A estratégia de mídia social que a MVMT construiu após o investimento em marketing online direto para para os millennials tem sido fundamental para o sucesso da empresa, segundo LaPlante. “Sem as mídias sociais nós não estaríamos onde estamos. No que diz respeito à construção da nossa marca, todo o nosso marketing é feito digitalmente, por meio de Facebook, Twitter e Instagram. Não fazemos nada offline, já que o que estamos fazendo online está funcionando.”

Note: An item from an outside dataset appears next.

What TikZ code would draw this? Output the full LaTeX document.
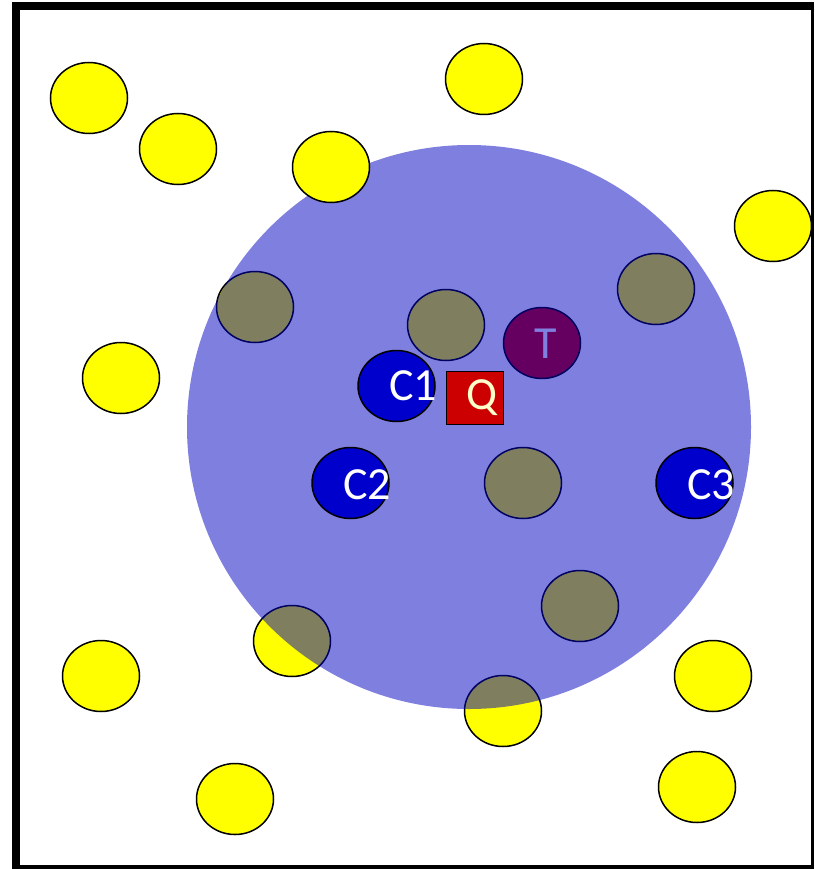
\documentclass[tikz,border=0pt]{standalone}
\usepackage{fontspec}
\setmainfont{Carlito}
\usetikzlibrary{shapes.geometric}
\definecolor{yel}{RGB}{255,255,0}
\definecolor{cblue}{RGB}{0,0,204}
\definecolor{cred}{RGB}{204,0,0}
\definecolor{zone}{RGB}{0,0,192}
\definecolor{qtext}{RGB}{255,255,204}
\tikzset{
  dot/.style={ellipse, draw=black, line width=1.5pt, minimum width=77pt, minimum height=71pt, inner sep=0pt},
  ydot/.style={dot, fill=yel},
  cdot/.style={dot, fill=cblue},
  tdot/.style={dot, fill=cred},
  lbl/.style={font=\fontsize{46}{50}\selectfont, inner sep=0pt},
}
\begin{document}
\begin{tikzpicture}[x=1pt,y=-1pt]
\useasboundingbox (0,0) rectangle (814,869);
% frame
\fill[black] (12,2) rectangle (814,869);
\fill[white] (20,10) rectangle (811,865);
% yellow dots
\node[ydot] (y1) at (89,98) {};
\node[ydot] (y2) at (178,149) {};
\node[ydot] (y4) at (484,79) {};
\node[ydot] (y5) at (773,226) {};
\node[ydot] (y6) at (121,378) {};
\node[ydot] (y7) at (101,676) {};
\node[ydot] (y8) at (292,641) {};
\node[ydot] (y9) at (503,711) {};
\node[ydot] (y10) at (235,799) {};
\node[ydot] (y11) at (713,676) {};
\node[ydot] (y12) at (697,787) {};
\node[ydot] (g1) at (255,307) {};
\node[ydot] (g2) at (446,325) {};
\node[ydot] (g3) at (656,289) {};
\node[ydot] (g4) at (523,483) {};
\node[ydot] (g5) at (580,606) {};
% target
\node[tdot] (t) at (542,343) {};
\node[lbl, white] (tl) at (546,344) {T};
% zone
\fill[zone, opacity=0.5] (469,427) circle[radius=282];
% yellow dot above the zone
\node[ydot] (y3) at (331,167) {};
% blue dots
\node[cdot] (c1) at (396.5,386) {};
\node[lbl, white] (c1l) at (413,386) {C1};
\node[cdot] (c2) at (350.5,483) {};
\node[lbl, white] (c2l) at (367,485) {C2};
\node[cdot] (c3) at (694.5,483) {};
\node[lbl, white] (c3l) at (711,485) {C3};
% query
\node[draw=black, line width=1.5pt, fill=cred, minimum width=57pt, minimum height=53pt, inner sep=0pt] (q) at (475,398) {};
\node[lbl, text=qtext] (ql) at (482,398) {Q};
\end{tikzpicture}
\end{document}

Mesmo fora do segmento de relógios, o crescimento de 400% ano após ano da MVMT desde seu lançamento, em 2013, faria qualquer capitalista de risco vibrar. Nesse negócio, então, os números são inéditos. Em seu primeiro ano, a marca superou US$ 1 milhão. Em 2015, saltou para US$ 30 milhões. Em 2016, atingiu surpreendentes US$ 60 milhões. LaPlante e Kassan buscam, para 2017, atingir uma receita de US$ 90 milhões. Portanto, não é nenhuma surpresa que a empresa tenha sido procurada por mais de 20 potenciais investidores e capitalistas de risco. Entretanto, a empresa de Los Angeles permanece totalmente nas mãos de de LaPlante e Kassan, que continuam a operar sem nenhum investimento externo. Atualmente, a empresa conta com 25 funcionários.
“Nós somos completamente autofinanciados”, afirma LaPlante. “É incrível. Nós demos nossos passos lentamente e fizemos o melhor que pudemos. Não devemos nada a ninguém, então podemos continuar a construir nossa companhia da maneira como queremos.” Jeff Spicoli ficaria orgulhoso.